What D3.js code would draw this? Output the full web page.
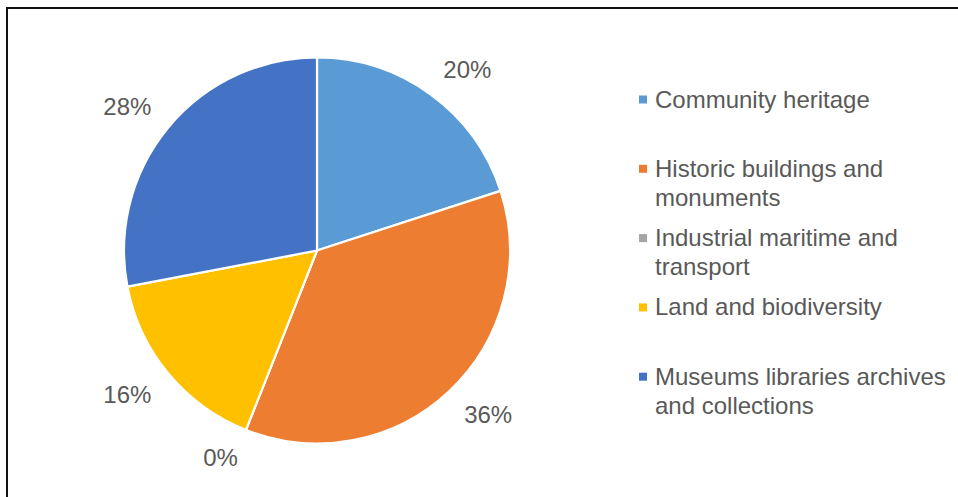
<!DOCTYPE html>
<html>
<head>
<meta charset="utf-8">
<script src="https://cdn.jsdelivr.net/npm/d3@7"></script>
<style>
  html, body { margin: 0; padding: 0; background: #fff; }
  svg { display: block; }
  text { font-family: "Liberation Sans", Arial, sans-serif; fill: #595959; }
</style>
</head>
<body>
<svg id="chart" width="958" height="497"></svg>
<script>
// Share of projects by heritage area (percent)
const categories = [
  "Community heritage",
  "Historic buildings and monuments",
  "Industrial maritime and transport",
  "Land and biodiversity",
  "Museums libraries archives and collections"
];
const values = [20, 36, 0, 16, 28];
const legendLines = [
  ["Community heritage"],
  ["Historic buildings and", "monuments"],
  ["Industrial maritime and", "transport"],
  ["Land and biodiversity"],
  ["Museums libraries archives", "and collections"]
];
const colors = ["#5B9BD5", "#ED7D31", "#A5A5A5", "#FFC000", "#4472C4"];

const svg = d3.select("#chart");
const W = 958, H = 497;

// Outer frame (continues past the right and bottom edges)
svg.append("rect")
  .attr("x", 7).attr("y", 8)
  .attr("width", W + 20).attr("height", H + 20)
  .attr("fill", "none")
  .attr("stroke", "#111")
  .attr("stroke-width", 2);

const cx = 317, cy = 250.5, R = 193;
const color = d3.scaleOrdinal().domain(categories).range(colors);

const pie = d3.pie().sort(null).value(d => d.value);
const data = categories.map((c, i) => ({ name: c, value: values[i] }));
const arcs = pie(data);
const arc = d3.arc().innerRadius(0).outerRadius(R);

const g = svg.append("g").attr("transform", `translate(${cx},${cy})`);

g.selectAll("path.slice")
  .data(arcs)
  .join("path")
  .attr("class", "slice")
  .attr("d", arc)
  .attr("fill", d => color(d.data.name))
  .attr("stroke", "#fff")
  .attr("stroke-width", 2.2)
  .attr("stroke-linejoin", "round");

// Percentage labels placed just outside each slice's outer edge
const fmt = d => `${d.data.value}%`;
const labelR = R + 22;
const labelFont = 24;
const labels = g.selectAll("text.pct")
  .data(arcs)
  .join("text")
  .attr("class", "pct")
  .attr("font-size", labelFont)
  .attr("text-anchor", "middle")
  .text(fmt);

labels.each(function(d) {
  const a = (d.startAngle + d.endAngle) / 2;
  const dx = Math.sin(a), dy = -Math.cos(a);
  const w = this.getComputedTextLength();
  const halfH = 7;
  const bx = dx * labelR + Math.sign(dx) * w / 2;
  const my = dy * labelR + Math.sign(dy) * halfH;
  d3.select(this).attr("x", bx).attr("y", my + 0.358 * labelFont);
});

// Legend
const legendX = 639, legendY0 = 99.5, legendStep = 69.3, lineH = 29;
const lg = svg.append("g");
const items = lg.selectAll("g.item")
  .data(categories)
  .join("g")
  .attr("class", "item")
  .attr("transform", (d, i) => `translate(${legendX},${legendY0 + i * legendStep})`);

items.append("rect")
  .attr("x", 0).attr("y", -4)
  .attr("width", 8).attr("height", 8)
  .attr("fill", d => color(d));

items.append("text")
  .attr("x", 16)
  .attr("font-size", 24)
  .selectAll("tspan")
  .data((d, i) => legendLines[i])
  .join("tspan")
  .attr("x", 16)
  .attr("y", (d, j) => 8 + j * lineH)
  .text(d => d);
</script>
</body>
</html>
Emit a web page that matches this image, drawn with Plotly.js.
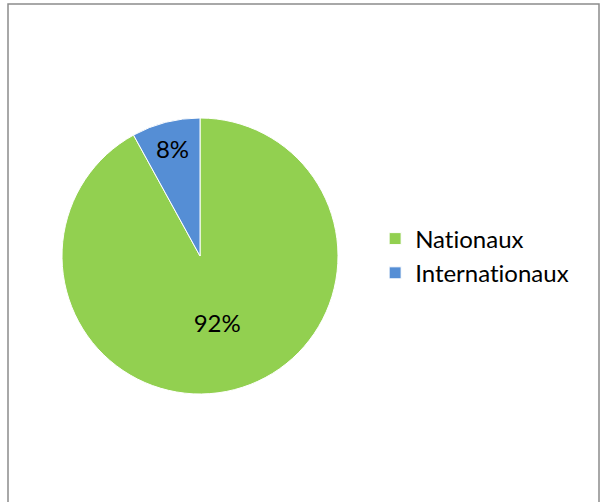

__Aim__
Write out every line from the entries where "page" appears.

__Problem solution__
What D3.js code would draw this? Output the full web page.
Emit a web page that matches this image, drawn with Plotly.js.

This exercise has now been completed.